Pictures excluded, return the lines below from the first through the line holding "(page) at (200,536)".

>> start

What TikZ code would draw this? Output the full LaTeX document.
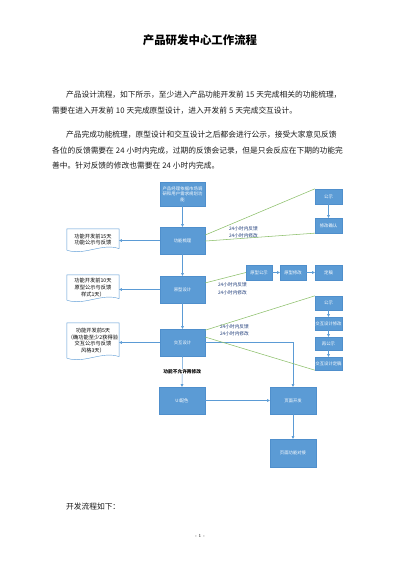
\documentclass[tikz,border=0pt]{standalone}
\usepackage{fontspec}
\usetikzlibrary{arrows.meta,calc}
\newfontfamily\cjk{Noto Sans CJK SC}
\XeTeXlinebreaklocale "zh"
\XeTeXlinebreakskip=0pt plus 1pt
\newdimen\px \px=1.4882pt
\newcommand\nsp{\kern3pt\relax}
\definecolor{boxblue}{HTML}{5B9BD5}
\definecolor{boxedge}{HTML}{4F8FCC}
\definecolor{arrblue}{HTML}{5B9BD5}
\definecolor{gline}{HTML}{8CC06A}
\definecolor{navy}{HTML}{1F3D7A}
\definecolor{bodytext}{HTML}{1A1A1A}
\tikzset{
  bluebox/.style={draw=boxedge, fill=boxblue, text=white, line width=0.5pt,
    font=\cjk\fontsize{6.5}{8}\selectfont, inner sep=0pt, align=center},
  docbox/.style={draw=none, inner sep=0pt, align=center, text=black,
    font=\cjk\fontsize{7.8}{10}\selectfont, minimum width=52\px},
  docline/.style={draw=arrblue, fill=white, line width=0.6pt},
  arr/.style={draw=arrblue, line width=0.8pt, -{Triangle[length=4pt,width=4pt]}},
  greenline/.style={draw=gline, line width=0.8pt},
  lbl/.style={text=navy, font=\cjk\fontsize{7}{8}\selectfont, inner sep=0pt},
  bodyline/.style={anchor=west, inner sep=0pt, text=bodytext, font=\cjk\fontsize{11.5}{13}\selectfont}
}
\begin{document}
\begin{tikzpicture}[x=1.4882pt,y=-1.4882pt]
\useasboundingbox[fill=white] (0,0) rectangle (400,566);

% title and text
\node[inner sep=0pt, font=\cjk\bfseries\fontsize{17}{20}\selectfont] (title) at (200,40) {产品研发中心工作流程};
\node[bodyline] (p1a) at (66,95) {\makebox[284\px][s]{产品设计流程，如下所示，至少进入产品功能开发前\nsp{}15\nsp{}天完成相关的功能梳理，}};
\node[bodyline] (p1b) at (52,111) {需要在进入开发前\nsp{}10\nsp{}天完成原型设计，进入开发前\nsp{}5\nsp{}天完成交互设计。};
\node[bodyline] (p2a) at (66,135) {\makebox[284\px][s]{产品完成功能梳理，原型设计和交互设计之后都会进行公示，接受大家意见反馈}};
\node[bodyline] (p2b) at (52,150.5) {\makebox[298\px][s]{各位的反馈需要在\nsp{}24\nsp{}小时内完成，过期的反馈会记录，但是只会反应在下期的功能完}};
\node[bodyline] (p2c) at (52,166) {善中。针对反馈的修改也需要在\nsp{}24\nsp{}小时内完成。};
\node[bodyline] (p3) at (66,507) {开发流程如下：};
\node[inner sep=0pt, font=\fontsize{7}{8}\selectfont] (page) at (200,536) {- 1 -};

% main column
\node[bluebox, minimum width=45\px, minimum height=24\px, text width=42\px] (top) at (182.5,194) {产品经理依据市场调\\研和用户需求规划功\\能};
\node[bluebox, minimum width=45\px, minimum height=27\px] (fl) at (182.5,240.5) {功能梳理};
\node[bluebox, minimum width=45\px, minimum height=27\px] (yx) at (182.5,289.5) {原型设计};
\node[bluebox, minimum width=45\px, minimum height=27\px] (jh) at (182.5,342.5) {交互设计};
\node[bluebox, minimum width=46\px, minimum height=27\px] (ui) at (182,400.5) {UI配色};
\node[bluebox, minimum width=46\px, minimum height=27\px] (ym) at (293,400.5) {页面开发};
\node[bluebox, minimum width=46\px, minimum height=28\px] (dj) at (293,453) {页面功能对接};

% right boxes
\node[bluebox, minimum width=27\px, minimum height=15\px] (A) at (328.5,196.5) {公示};
\node[bluebox, minimum width=27\px, minimum height=15\px] (B) at (328.5,225.5) {修改确认};
\node[bluebox, minimum width=26\px, minimum height=15\px] (C) at (259,272.5) {原型公示};
\node[bluebox, minimum width=26\px, minimum height=15\px] (D) at (293,272.5) {原型修改};
\node[bluebox, minimum width=27\px, minimum height=15\px] (E) at (328.5,272.5) {定稿};
\node[bluebox, minimum width=27\px, minimum height=14\px] (F) at (328.5,303) {公示};
\node[bluebox, minimum width=27\px, minimum height=13\px] (G) at (328.5,323.5) {交互设计修改};
\node[bluebox, minimum width=27\px, minimum height=13\px] (H) at (328.5,343.5) {再公示};
\node[bluebox, minimum width=27\px, minimum height=13\px] (I) at (328.5,363.5) {交互设计定稿};

% documents
\node[docbox, minimum height=21\px] (d1) at (93,239.5) {};
\draw[docline] ($(d1.south east)+(0,-1.5)$) -- (d1.north east) -- (d1.north west) -- (d1.south west)
  .. controls +(17,6) and +(-17,-6) .. ($(d1.south east)+(0,-1.5)$);
\node[docbox] (d1t) at (d1) {功能开发前15天\\功能公示与反馈};

\node[docbox, minimum height=25\px] (d2) at (93,287.5) {};
\draw[docline] ($(d2.south east)+(0,-1.5)$) -- (d2.north east) -- (d2.north west) -- (d2.south west)
  .. controls +(17,6) and +(-17,-6) .. ($(d2.south east)+(0,-1.5)$);
\node[docbox] (d2t) at (d2) {功能开发前10天\\原型公示与反馈\\样式1天）};

\node[docbox, minimum height=35\px] (d3) at (93,340.5) {};
\draw[docline] ($(d3.south east)+(0,-1.5)$) -- (d3.north east) -- (d3.north west) -- (d3.south west)
  .. controls +(17,6) and +(-17,-6) .. ($(d3.south east)+(0,-1.5)$);
\node[docbox] (d3t) at (d3) {功能开发前5天\\（确功能至少2获得验\\交互公示与反馈\\风格3天）};

% main arrows
\draw[arr] (top.south) -- (fl.north);
\draw[arr] (fl.south) -- (yx.north);
\draw[arr] (yx.south) -- (jh.north);
\draw[arr] (jh.south) -- (ui.north) node[midway, fill=white, inner sep=1pt, text=black, font=\cjk\bfseries\fontsize{7}{8}\selectfont] (nochg) {功能不允许再修改};
\draw[arr] (ui.east) -- (ym.west);
\draw[arr] (ym.south) -- (dj.north);
\draw[arr] (jh.east) -- (jh.east -| ym.north) -- (ym.north);

% to documents
\draw[arr] (fl.west) -- (fl.west -| d1.east);
\draw[arr] (yx.west) -- (yx.west -| d2.east);
\draw[arr] (jh.west) -- (jh.west -| d3.east);

% right arrows
\draw[arr] (A.south) -- (B.north);
\draw[arr] (C.east) -- (D.west);
\draw[arr] (D.east) -- (E.west);
\draw[arr] (F.south) -- (G.north);
\draw[arr] (G.south) -- (H.north);
\draw[arr] (H.south) -- (I.north);

% green lines
\draw[greenline] ($(fl.north east)!0.3!(fl.south east)$) -- (A.north west);
\draw[greenline] ($(fl.north east)!0.52!(fl.south east)$) -- (B.south west);
\draw[greenline] ($(yx.north east)!0.26!(yx.south east)$) -- (C.west);
\draw[greenline] ($(jh.north east)!0.05!(jh.south east)$) -- (F.north west);
\draw[greenline] ($(jh.north east)!0.3!(jh.south east)$) -- (I.south west);

% labels
\node[lbl, anchor=west] (l1) at (229,228.5) {24小时内反馈};
\node[lbl, anchor=west] (l2) at (229,236) {24小时内修改};
\node[lbl, anchor=west] (l3) at (218,285) {24小时内反馈};
\node[lbl, anchor=west] (l4) at (218,292.5) {24小时内修改};
\node[lbl, anchor=west] (l5) at (220,327) {24小时内反馈};
\node[lbl, anchor=west] (l6) at (220,334) {24小时内修改};
\end{tikzpicture}
\end{document}
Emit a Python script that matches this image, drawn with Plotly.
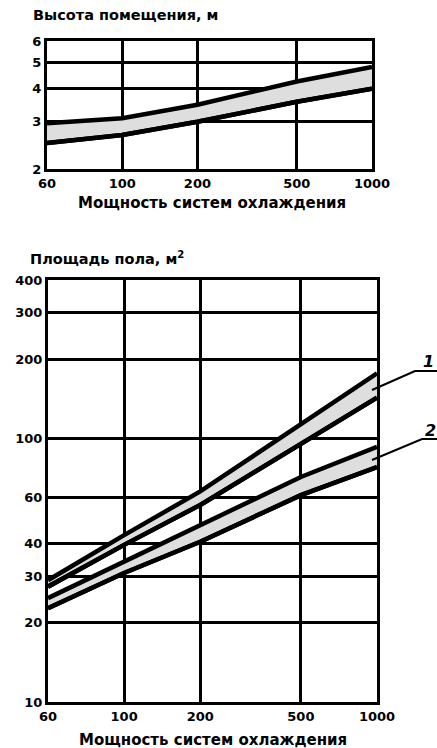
import math
import plotly.graph_objects as go

# ---------------- data ----------------
power = [50, 100, 200, 500, 1000]
power_tick_vals = [50, 100, 200, 500, 1000]
power_tick_text = ["60", "100", "200", "500", "1000"]

height_upper = [2.96, 3.09, 3.47, 4.24, 4.8]
height_lower = [2.5, 2.68, 3.0, 3.56, 3.98]
height_ticks = [2, 3, 4, 5, 6]

area1_upper = [29, 43, 63, 113, 177]
area1_lower = [27.4, 39.5, 56, 96, 143]
area2_upper = [24.8, 34, 47, 71.5, 93]
area2_lower = [22.7, 30.9, 40.6, 61, 78]
area_ticks = [10, 20, 30, 40, 60, 100, 200, 300, 400]

band_labels = ["1", "2"]

W, H = 437, 748
def px(x):
    return x / W
def py(y):
    return 1 - y / H

FONT = "DejaVu Sans"
FILL = "#dedede"
LW = 4.5

fig = go.Figure()

def band(lower, upper, xa, ya):
    fig.add_trace(go.Scatter(x=power, y=lower, mode="lines",
                             line=dict(color="black", width=LW),
                             xaxis=xa, yaxis=ya, showlegend=False, hoverinfo="skip"))
    fig.add_trace(go.Scatter(x=power, y=upper, mode="lines",
                             line=dict(color="black", width=LW),
                             fill="tonexty", fillcolor=FILL,
                             xaxis=xa, yaxis=ya, showlegend=False, hoverinfo="skip"))
    fig.add_trace(go.Scatter(x=power, y=lower, mode="lines",
                             line=dict(color="black", width=LW),
                             xaxis=xa, yaxis=ya, showlegend=False, hoverinfo="skip"))

band(height_lower, height_upper, "x", "y")
band(area1_lower, area1_upper, "x2", "y2")
band(area2_lower, area2_upper, "x2", "y2")

tickfont = dict(family=FONT, size=13, color="black", weight="bold")
common = dict(type="log", showgrid=True, gridcolor="black", gridwidth=3,
              showline=True, linecolor="black", linewidth=3, mirror=True,
              ticks="", tickfont=tickfont, zeroline=False, automargin=False,
              fixedrange=True)

fig.update_layout(
    width=W, height=H,
    margin=dict(l=0, r=0, t=0, b=0, autoexpand=False),
    paper_bgcolor="white", plot_bgcolor="white",
    xaxis=dict(domain=[px(47), px(372)], anchor="y",
               range=[math.log10(50), math.log10(1000)],
               tickvals=power_tick_vals, ticktext=power_tick_text, **common),
    yaxis=dict(domain=[py(169), py(41)], anchor="x",
               range=[math.log10(2), math.log10(6)],
               tickvals=height_ticks, ticktext=[str(v) for v in height_ticks], **common),
    xaxis2=dict(domain=[px(48), px(377)], anchor="y2",
                range=[math.log10(50), math.log10(1000)],
                tickvals=power_tick_vals, ticktext=power_tick_text, **common),
    yaxis2=dict(domain=[py(702), py(280)], anchor="x2",
                range=[math.log10(10), math.log10(400)],
                tickvals=area_ticks, ticktext=[str(v) for v in area_ticks], **common),
)

ann = [
    dict(text="Высота помещения, м", x=px(31), y=py(15), xanchor="left", yanchor="middle", size=14.5),
    dict(text="Мощность систем охлаждения", x=px(212), y=py(203), xanchor="center", yanchor="middle", size=15),
    dict(text="Площадь пола, м<sup>2</sup>", x=px(28), y=py(258), xanchor="left", yanchor="middle", size=14.5),
    dict(text="Мощность систем охлаждения", x=px(213), y=py(740), xanchor="center", yanchor="middle", size=15),
]
for a in ann:
    size = a.pop("size")
    fig.add_annotation(xref="paper", yref="paper", showarrow=False,
                       font=dict(family=FONT, size=size, color="black", weight="bold"), **a)

# band labels with leader lines
label_pos = [(428, 361), (430, 430)]
leaders = [[(372, 390), (415, 371), (437, 371)], [(372, 460), (422, 439), (437, 439)]]
for lab, (lx, ly), pts in zip(band_labels, label_pos, leaders):
    fig.add_annotation(xref="paper", yref="paper", x=px(lx), y=py(ly), text=f"<i>{lab}</i>",
                       showarrow=False, xanchor="center", yanchor="middle",
                       font=dict(family=FONT, size=16, color="black", weight="bold"))
    path = "M " + " L ".join(f"{px(x)},{py(y)}" for x, y in pts)
    fig.add_shape(type="path", xref="paper", yref="paper", path=path,
                  line=dict(color="black", width=2))

fig.write_html("out.html",
               config={"displayModeBar": False, "staticPlot": True},
               post_script="document.body.style.margin='0';document.body.style.overflow='hidden';")
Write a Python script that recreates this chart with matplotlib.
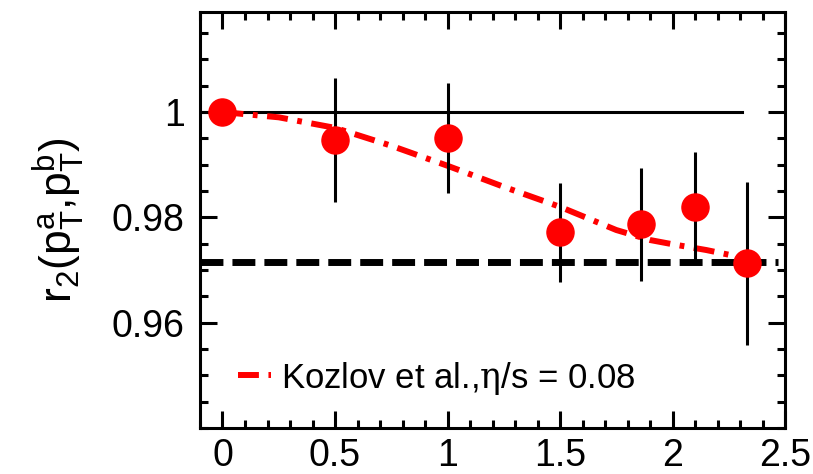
import matplotlib
matplotlib.use("Agg")
import matplotlib.pyplot as plt
from matplotlib.ticker import MultipleLocator

plt.rcParams['font.family'] = ['Liberation Sans', 'DejaVu Sans']
plt.rcParams['mathtext.fontset'] = 'custom'
plt.rcParams['mathtext.rm'] = 'DejaVu Serif'
plt.rcParams['mathtext.sf'] = 'Liberation Sans'
plt.rcParams['mathtext.it'] = 'Liberation Sans:italic'

# data points (pT bins) with errors
pt = [0.0, 0.5, 1.0, 1.5, 1.86, 2.1, 2.33]
r2 = [1.0, 0.9947, 0.9951, 0.9772, 0.9787, 0.9820, 0.9713]
r2_err = [0.0, 0.0118, 0.0105, 0.0094, 0.0107, 0.0105, 0.0155]

# Kozlov et al. curve, eta/s = 0.08
kz_x = [0.0, 0.1, 0.25, 0.5, 0.75, 1.0, 1.25, 1.5, 1.75, 1.9, 2.0, 2.15, 2.33]
kz_y = [1.0, 0.9996, 0.999, 0.997, 0.9936, 0.9898, 0.9858, 0.982, 0.9776, 0.9757, 0.9749, 0.9738, 0.9722]

# reference lines
unity_x = [-0.1, 2.31]
unity_y = [1.0, 1.0]
flat_x = [-0.1, 2.47]
flat_y = [0.9715, 0.9715]

fig = plt.figure(figsize=(8.13, 4.74), dpi=100)
ax = fig.add_axes([0.246, 0.097, 0.7196, 0.8777])

ax.plot(unity_x, unity_y, color="black", lw=2.2, zorder=1)
ax.plot(flat_x, flat_y, color="black", lw=5, dashes=(3.3, 1.3), zorder=1)
kz_line, = ax.plot(kz_x, kz_y, color="red", lw=4.3, dashes=(3.5, 1.6, 0.8, 1.6),
                   zorder=2, label=r"Kozlov et al.,$\mathrm{\eta}$/s = 0.08")
ax.errorbar(pt, r2, yerr=r2_err, fmt="o", color="red", ecolor="black",
            elinewidth=2.2, capsize=0, markersize=19.5, zorder=3)

ax.set_xlim(-0.1, 2.5)
ax.set_ylim(0.94, 1.019)
ax.xaxis.set_minor_locator(MultipleLocator(0.1))
ax.yaxis.set_minor_locator(MultipleLocator(0.005))
ax.set_xticks([0, 0.5, 1, 1.5, 2, 2.5])
ax.set_xticklabels(["0", "0.5", "1", "1.5", "2", "2.5"])
ax.set_yticks([0.96, 0.98, 1.0])
ax.set_yticklabels(["0.96", "0.98", "1"])

for s in ax.spines.values():
    s.set_linewidth(2.2)
ax.tick_params(which="both", direction="in", top=True, right=True, width=2.2)
ax.tick_params(which="major", length=12, labelsize=27)
ax.tick_params(which="minor", length=6)
ax.tick_params(axis="x", pad=7)
ax.tick_params(axis="y", pad=11)

ax.set_ylabel(r"r$_\mathsf{2}$(p$_\mathsf{T}^\mathsf{a}$,p$_\mathsf{T}^\mathsf{b}$)",
              fontsize=32, labelpad=18)

ax.legend(handles=[kz_line], loc="center left", frameon=False, fontsize=25,
          handlelength=0.95, handletextpad=0.3, borderpad=0, borderaxespad=0,
          bbox_to_anchor=(0.065, 0.12))

fig.savefig("out.png", dpi=100)
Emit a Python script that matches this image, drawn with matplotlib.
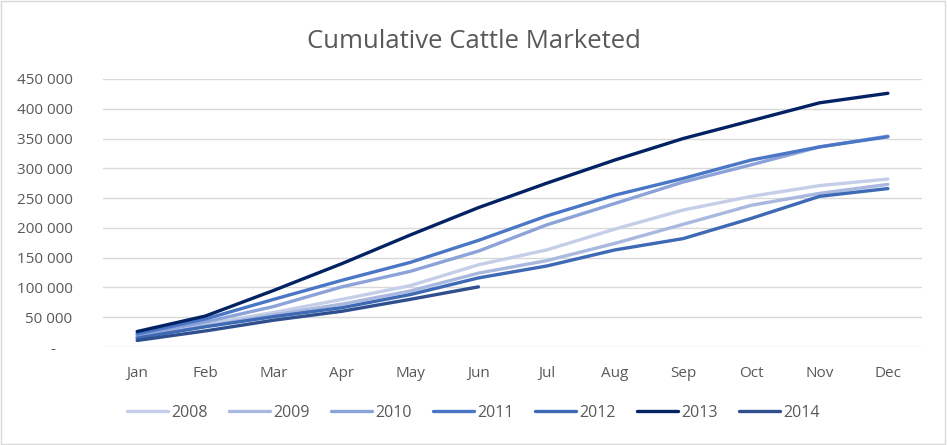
import matplotlib.pyplot as plt
from matplotlib.patches import Rectangle
from matplotlib.ticker import FuncFormatter

plt.rcParams['font.family'] = ['Open Sans', 'DejaVu Sans']

meses = ['Jan', 'Feb', 'Mar', 'Apr', 'May', 'Jun', 'Jul', 'Aug', 'Sep', 'Oct', 'Nov', 'Dec']

v2008 = [18000, 38000, 58000, 80000, 103000, 138000, 163000, 198000, 230000, 253000, 271000, 282000]
v2009 = [16000, 35000, 54000, 72000, 94000, 124000, 145000, 174000, 206000, 238000, 258000, 273000]
v2010 = [20000, 42000, 68000, 101000, 127000, 161000, 205000, 241000, 277000, 306000, 336000, 354000]
v2011 = [22000, 47000, 80000, 112000, 142000, 179000, 220000, 255000, 283000, 314000, 336000, 353000]
v2012 = [15000, 34000, 51000, 66000, 88000, 116000, 136000, 163000, 182000, 216000, 253000, 266000]
v2013 = [26000, 52000, 95000, 140000, 188000, 234000, 275000, 314000, 350000, 380000, 410000, 426000]
v2014 = [11000, 27000, 45000, 60000, 80000, 101000]

series = [('2008', v2008, '#C5CEE9'),
          ('2009', v2009, '#A8B8DF'),
          ('2010', v2010, '#8BA3D8'),
          ('2011', v2011, '#4A76C6'),
          ('2012', v2012, '#3E69B4'),
          ('2013', v2013, '#022263'),
          ('2014', v2014, '#2F4F8E')]

fig = plt.figure(figsize=(9.47, 4.45), dpi=100)
ax = fig.add_axes([0.1088, 0.2202, 0.8648, 0.6023])

for nombre, vals, color in series:
    ax.plot(meses[:len(vals)], vals, color=color, lw=2.4, label=nombre,
            solid_capstyle='round', solid_joinstyle='round')

ax.set_xlim(-0.5, 11.5)
ax.set_ylim(0, 450000)
ax.set_yticks(range(0, 450001, 50000))
ax.yaxis.set_major_formatter(FuncFormatter(
    lambda v, p: '-    ' if v == 0 else f'{int(v):,}'.replace(',', ' ')))
ax.grid(axis='y', color='#D9D9D9', lw=1)
ax.set_axisbelow(True)
for s in ax.spines.values():
    s.set_visible(False)
ax.tick_params(length=0, labelsize=11, colors='#595959')
ax.tick_params(axis='y', pad=22)
ax.tick_params(axis='x', pad=14)

fig.suptitle('Cumulative Cattle Marketed', y=0.935, fontsize=18.5, color='#595959')

fig.legend(loc='center', bbox_to_anchor=(0.5, 0.073), ncol=7, frameon=False,
           fontsize=11.5, labelcolor='#595959', handlelength=2.6,
           handletextpad=0.2, columnspacing=1.3)

fig.patches.append(Rectangle((0.001, 0.002), 0.997, 0.995, transform=fig.transFigure,
                             fill=False, edgecolor='#D9D9D9', lw=1))

plt.savefig('out.png', dpi=100)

>> end

• [Result below]:
What TikZ code would draw this? Output the full LaTeX document.
\documentclass[tikz,border=0pt]{standalone}
\usepackage{fontspec}
\usetikzlibrary{arrows.meta,calc}
\newfontfamily\cjk{Noto Sans CJK SC}
\XeTeXlinebreaklocale "zh"
\XeTeXlinebreakskip=0pt plus 1pt
\newdimen\px \px=1.4882pt
\newcommand\nsp{\kern3pt\relax}
\definecolor{boxblue}{HTML}{5B9BD5}
\definecolor{boxedge}{HTML}{4F8FCC}
\definecolor{arrblue}{HTML}{5B9BD5}
\definecolor{gline}{HTML}{8CC06A}
\definecolor{navy}{HTML}{1F3D7A}
\definecolor{bodytext}{HTML}{1A1A1A}
\tikzset{
  bluebox/.style={draw=boxedge, fill=boxblue, text=white, line width=0.5pt,
    font=\cjk\fontsize{6.5}{8}\selectfont, inner sep=0pt, align=center},
  docbox/.style={draw=none, inner sep=0pt, align=center, text=black,
    font=\cjk\fontsize{7.8}{10}\selectfont, minimum width=52\px},
  docline/.style={draw=arrblue, fill=white, line width=0.6pt},
  arr/.style={draw=arrblue, line width=0.8pt, -{Triangle[length=4pt,width=4pt]}},
  greenline/.style={draw=gline, line width=0.8pt},
  lbl/.style={text=navy, font=\cjk\fontsize{7}{8}\selectfont, inner sep=0pt},
  bodyline/.style={anchor=west, inner sep=0pt, text=bodytext, font=\cjk\fontsize{11.5}{13}\selectfont}
}
\begin{document}
\begin{tikzpicture}[x=1.4882pt,y=-1.4882pt]
\useasboundingbox[fill=white] (0,0) rectangle (400,566);

% title and text
\node[inner sep=0pt, font=\cjk\bfseries\fontsize{17}{20}\selectfont] (title) at (200,40) {产品研发中心工作流程};
\node[bodyline] (p1a) at (66,95) {\makebox[284\px][s]{产品设计流程，如下所示，至少进入产品功能开发前\nsp{}15\nsp{}天完成相关的功能梳理，}};
\node[bodyline] (p1b) at (52,111) {需要在进入开发前\nsp{}10\nsp{}天完成原型设计，进入开发前\nsp{}5\nsp{}天完成交互设计。};
\node[bodyline] (p2a) at (66,135) {\makebox[284\px][s]{产品完成功能梳理，原型设计和交互设计之后都会进行公示，接受大家意见反馈}};
\node[bodyline] (p2b) at (52,150.5) {\makebox[298\px][s]{各位的反馈需要在\nsp{}24\nsp{}小时内完成，过期的反馈会记录，但是只会反应在下期的功能完}};
\node[bodyline] (p2c) at (52,166) {善中。针对反馈的修改也需要在\nsp{}24\nsp{}小时内完成。};
\node[bodyline] (p3) at (66,507) {开发流程如下：};
\node[inner sep=0pt, font=\fontsize{7}{8}\selectfont] (page) at (200,536) {- 1 -};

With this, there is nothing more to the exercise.